> [Your task] All of the data needs to be repeated exactly.

> [Dataset section]
(begin)

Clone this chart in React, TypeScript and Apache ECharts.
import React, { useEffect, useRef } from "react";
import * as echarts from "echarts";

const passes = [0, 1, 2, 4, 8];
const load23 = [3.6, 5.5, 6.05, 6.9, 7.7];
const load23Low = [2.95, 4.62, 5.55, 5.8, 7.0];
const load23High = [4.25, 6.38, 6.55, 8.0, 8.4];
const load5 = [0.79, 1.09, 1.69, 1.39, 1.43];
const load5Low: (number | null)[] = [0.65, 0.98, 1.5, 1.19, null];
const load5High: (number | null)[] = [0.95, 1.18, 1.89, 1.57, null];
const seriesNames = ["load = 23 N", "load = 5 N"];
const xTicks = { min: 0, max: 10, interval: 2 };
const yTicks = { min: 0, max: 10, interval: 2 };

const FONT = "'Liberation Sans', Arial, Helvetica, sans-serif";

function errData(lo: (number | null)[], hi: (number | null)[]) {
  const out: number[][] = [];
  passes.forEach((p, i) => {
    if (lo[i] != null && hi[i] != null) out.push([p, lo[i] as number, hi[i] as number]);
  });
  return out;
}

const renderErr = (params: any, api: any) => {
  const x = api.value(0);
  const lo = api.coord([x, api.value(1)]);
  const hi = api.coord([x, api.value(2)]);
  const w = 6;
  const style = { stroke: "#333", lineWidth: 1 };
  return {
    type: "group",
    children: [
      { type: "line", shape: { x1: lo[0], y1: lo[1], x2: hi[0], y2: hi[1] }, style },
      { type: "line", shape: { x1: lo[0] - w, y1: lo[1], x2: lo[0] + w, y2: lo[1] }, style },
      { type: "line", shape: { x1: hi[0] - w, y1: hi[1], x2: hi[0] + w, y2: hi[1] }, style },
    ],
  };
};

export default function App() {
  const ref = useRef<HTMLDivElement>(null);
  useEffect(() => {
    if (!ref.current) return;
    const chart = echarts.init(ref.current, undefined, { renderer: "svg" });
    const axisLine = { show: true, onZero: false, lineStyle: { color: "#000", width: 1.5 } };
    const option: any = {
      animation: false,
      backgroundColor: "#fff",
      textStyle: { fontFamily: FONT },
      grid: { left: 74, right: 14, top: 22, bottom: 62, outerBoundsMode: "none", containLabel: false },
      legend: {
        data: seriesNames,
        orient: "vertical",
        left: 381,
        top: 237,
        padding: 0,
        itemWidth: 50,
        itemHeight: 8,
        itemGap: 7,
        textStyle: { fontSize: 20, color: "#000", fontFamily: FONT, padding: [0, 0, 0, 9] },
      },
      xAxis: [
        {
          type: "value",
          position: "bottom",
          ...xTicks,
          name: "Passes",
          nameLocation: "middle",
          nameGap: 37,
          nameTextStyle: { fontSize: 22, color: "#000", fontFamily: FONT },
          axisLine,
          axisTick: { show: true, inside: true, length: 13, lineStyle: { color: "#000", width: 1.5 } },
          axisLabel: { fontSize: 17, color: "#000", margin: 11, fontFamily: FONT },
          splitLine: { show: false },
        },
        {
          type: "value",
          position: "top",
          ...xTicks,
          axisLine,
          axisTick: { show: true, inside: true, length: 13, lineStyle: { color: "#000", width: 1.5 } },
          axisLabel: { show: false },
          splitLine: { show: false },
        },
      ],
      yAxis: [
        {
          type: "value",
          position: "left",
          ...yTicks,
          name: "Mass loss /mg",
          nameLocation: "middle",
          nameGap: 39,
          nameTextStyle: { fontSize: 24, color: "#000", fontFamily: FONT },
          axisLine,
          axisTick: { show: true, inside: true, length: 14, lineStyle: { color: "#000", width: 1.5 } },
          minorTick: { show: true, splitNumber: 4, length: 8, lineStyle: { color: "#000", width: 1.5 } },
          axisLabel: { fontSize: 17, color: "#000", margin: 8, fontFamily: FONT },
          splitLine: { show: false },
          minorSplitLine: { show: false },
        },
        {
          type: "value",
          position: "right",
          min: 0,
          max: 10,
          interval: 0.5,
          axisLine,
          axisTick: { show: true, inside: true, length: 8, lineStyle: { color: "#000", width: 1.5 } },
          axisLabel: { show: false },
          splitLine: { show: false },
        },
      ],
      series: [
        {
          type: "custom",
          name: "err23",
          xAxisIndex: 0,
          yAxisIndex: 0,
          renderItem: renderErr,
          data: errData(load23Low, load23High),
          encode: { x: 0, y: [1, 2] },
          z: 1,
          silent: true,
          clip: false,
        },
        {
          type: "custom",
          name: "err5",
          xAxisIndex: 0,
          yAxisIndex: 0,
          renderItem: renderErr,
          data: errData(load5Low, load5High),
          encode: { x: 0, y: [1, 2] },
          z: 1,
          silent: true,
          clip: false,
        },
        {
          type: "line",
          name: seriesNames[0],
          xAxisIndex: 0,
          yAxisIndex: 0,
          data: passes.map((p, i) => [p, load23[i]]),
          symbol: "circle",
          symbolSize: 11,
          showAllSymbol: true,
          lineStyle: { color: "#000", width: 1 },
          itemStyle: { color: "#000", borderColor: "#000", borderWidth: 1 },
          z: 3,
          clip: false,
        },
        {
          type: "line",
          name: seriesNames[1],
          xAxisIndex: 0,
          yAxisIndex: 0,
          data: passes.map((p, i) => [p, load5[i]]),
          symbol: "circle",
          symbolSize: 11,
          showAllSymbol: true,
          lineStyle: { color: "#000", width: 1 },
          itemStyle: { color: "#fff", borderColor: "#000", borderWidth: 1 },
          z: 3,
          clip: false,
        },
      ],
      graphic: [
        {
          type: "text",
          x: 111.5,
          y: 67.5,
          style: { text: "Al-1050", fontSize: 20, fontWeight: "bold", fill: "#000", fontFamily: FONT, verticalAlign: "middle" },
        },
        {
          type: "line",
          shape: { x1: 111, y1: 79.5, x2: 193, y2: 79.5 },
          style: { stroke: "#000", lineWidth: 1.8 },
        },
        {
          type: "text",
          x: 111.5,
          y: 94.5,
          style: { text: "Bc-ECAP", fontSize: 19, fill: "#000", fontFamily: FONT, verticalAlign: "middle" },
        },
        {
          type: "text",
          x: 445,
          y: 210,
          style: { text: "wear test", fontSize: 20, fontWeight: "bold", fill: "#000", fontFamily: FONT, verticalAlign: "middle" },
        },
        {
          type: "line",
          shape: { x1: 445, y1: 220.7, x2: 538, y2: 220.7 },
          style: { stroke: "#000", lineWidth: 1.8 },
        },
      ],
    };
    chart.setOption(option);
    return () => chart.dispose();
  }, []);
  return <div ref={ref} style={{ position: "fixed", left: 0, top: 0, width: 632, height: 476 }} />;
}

(end)

> [Final result]
Clone this chart in React, TypeScript and Apache ECharts.
import React, { useEffect, useRef } from "react";
import * as echarts from "echarts";

const passes = [0, 1, 2, 4, 8];
const load23 = [3.6, 5.5, 6.05, 6.9, 7.7];
const load23Low = [2.95, 4.62, 5.55, 5.8, 7.0];
const load23High = [4.25, 6.38, 6.55, 8.0, 8.4];
const load5 = [0.79, 1.09, 1.69, 1.39, 1.43];
const load5Low: (number | null)[] = [0.65, 0.98, 1.5, 1.19, null];
const load5High: (number | null)[] = [0.95, 1.18, 1.89, 1.57, null];
const seriesNames = ["load = 23 N", "load = 5 N"];
const xTicks = { min: 0, max: 10, interval: 2 };
const yTicks = { min: 0, max: 10, interval: 2 };

const FONT = "'Liberation Sans', Arial, Helvetica, sans-serif";

function errData(lo: (number | null)[], hi: (number | null)[]) {
  const out: number[][] = [];
  passes.forEach((p, i) => {
    if (lo[i] != null && hi[i] != null) out.push([p, lo[i] as number, hi[i] as number]);
  });
  return out;
}

const renderErr = (params: any, api: any) => {
  const x = api.value(0);
  const lo = api.coord([x, api.value(1)]);
  const hi = api.coord([x, api.value(2)]);
  const w = 6;
  const style = { stroke: "#333", lineWidth: 1 };
  return {
    type: "group",
    children: [
      { type: "line", shape: { x1: lo[0], y1: lo[1], x2: hi[0], y2: hi[1] }, style },
      { type: "line", shape: { x1: lo[0] - w, y1: lo[1], x2: lo[0] + w, y2: lo[1] }, style },
      { type: "line", shape: { x1: hi[0] - w, y1: hi[1], x2: hi[0] + w, y2: hi[1] }, style },
    ],
  };
};

export default function App() {
  const ref = useRef<HTMLDivElement>(null);
  useEffect(() => {
    if (!ref.current) return;
    const chart = echarts.init(ref.current, undefined, { renderer: "svg" });
    const axisLine = { show: true, onZero: false, lineStyle: { color: "#000", width: 1.5 } };
    const option: any = {
      animation: false,
      backgroundColor: "#fff",
      textStyle: { fontFamily: FONT },
      grid: { left: 74, right: 14, top: 22, bottom: 62, outerBoundsMode: "none", containLabel: false },
      legend: {
        data: seriesNames,
        orient: "vertical",
        left: 381,
        top: 237,
        padding: 0,
        itemWidth: 50,
        itemHeight: 8,
        itemGap: 7,
        textStyle: { fontSize: 20, color: "#000", fontFamily: FONT, padding: [0, 0, 0, 9] },
      },
      xAxis: [
        {
          type: "value",
          position: "bottom",
          ...xTicks,
          name: "Passes",
          nameLocation: "middle",
          nameGap: 37,
          nameTextStyle: { fontSize: 22, color: "#000", fontFamily: FONT },
          axisLine,
          axisTick: { show: true, inside: true, length: 13, lineStyle: { color: "#000", width: 1.5 } },
          axisLabel: { fontSize: 17, color: "#000", margin: 11, fontFamily: FONT },
          splitLine: { show: false },
        },
        {
          type: "value",
          position: "top",
          ...xTicks,
          axisLine,
          axisTick: { show: true, inside: true, length: 13, lineStyle: { color: "#000", width: 1.5 } },
          axisLabel: { show: false },
          splitLine: { show: false },
        },
      ],
      yAxis: [
        {
          type: "value",
          position: "left",
          ...yTicks,
          name: "Mass loss /mg",
          nameLocation: "middle",
          nameGap: 39,
          nameTextStyle: { fontSize: 24, color: "#000", fontFamily: FONT },
          axisLine,
          axisTick: { show: true, inside: true, length: 14, lineStyle: { color: "#000", width: 1.5 } },
          minorTick: { show: true, splitNumber: 4, length: 8, lineStyle: { color: "#000", width: 1.5 } },
          axisLabel: { fontSize: 17, color: "#000", margin: 8, fontFamily: FONT },
          splitLine: { show: false },
          minorSplitLine: { show: false },
        },
        {
          type: "value",
          position: "right",
          min: 0,
          max: 10,
          interval: 0.5,
          axisLine,
          axisTick: { show: true, inside: true, length: 8, lineStyle: { color: "#000", width: 1.5 } },
          axisLabel: { show: false },
          splitLine: { show: false },
        },
      ],
      series: [
        {
          type: "custom",
          name: "err23",
          xAxisIndex: 0,
          yAxisIndex: 0,
          renderItem: renderErr,
          data: errData(load23Low, load23High),
          encode: { x: 0, y: [1, 2] },
          z: 1,
          silent: true,
          clip: false,
        },
        {
          type: "custom",
          name: "err5",
          xAxisIndex: 0,
          yAxisIndex: 0,
          renderItem: renderErr,
          data: errData(load5Low, load5High),
          encode: { x: 0, y: [1, 2] },
          z: 1,
          silent: true,
          clip: false,
        },
        {
          type: "line",
          name: seriesNames[0],
          xAxisIndex: 0,
          yAxisIndex: 0,
          data: passes.map((p, i) => [p, load23[i]]),
          symbol: "circle",
          symbolSize: 11,
          showAllSymbol: true,
          lineStyle: { color: "#000", width: 1 },
          itemStyle: { color: "#000", borderColor: "#000", borderWidth: 1 },
          z: 3,
          clip: false,
        },
        {
          type: "line",
          name: seriesNames[1],
          xAxisIndex: 0,
          yAxisIndex: 0,
          data: passes.map((p, i) => [p, load5[i]]),
          symbol: "circle",
          symbolSize: 11,
          showAllSymbol: true,
          lineStyle: { color: "#000", width: 1 },
          itemStyle: { color: "#fff", borderColor: "#000", borderWidth: 1 },
          z: 3,
          clip: false,
        },
      ],
      graphic: [
        {
          type: "text",
          x: 111.5,
          y: 67.5,
          style: { text: "Al-1050", fontSize: 20, fontWeight: "bold", fill: "#000", fontFamily: FONT, verticalAlign: "middle" },
        },
        {
          type: "line",
          shape: { x1: 111, y1: 79.5, x2: 193, y2: 79.5 },
          style: { stroke: "#000", lineWidth: 1.8 },
        },
        {
          type: "text",
          x: 111.5,
          y: 94.5,
          style: { text: "Bc-ECAP", fontSize: 19, fill: "#000", fontFamily: FONT, verticalAlign: "middle" },
        },
        {
          type: "text",
          x: 445,
          y: 210,
          style: { text: "wear test", fontSize: 20, fontWeight: "bold", fill: "#000", fontFamily: FONT, verticalAlign: "middle" },
        },
        {
          type: "line",
          shape: { x1: 445, y1: 220.7, x2: 538, y2: 220.7 },
          style: { stroke: "#000", lineWidth: 1.8 },
        },
      ],
    };
    chart.setOption(option);
    return () => chart.dispose();
  }, []);
  return <div ref={ref} style={{ position: "fixed", left: 0, top: 0, width: 632, height: 476 }} />;
}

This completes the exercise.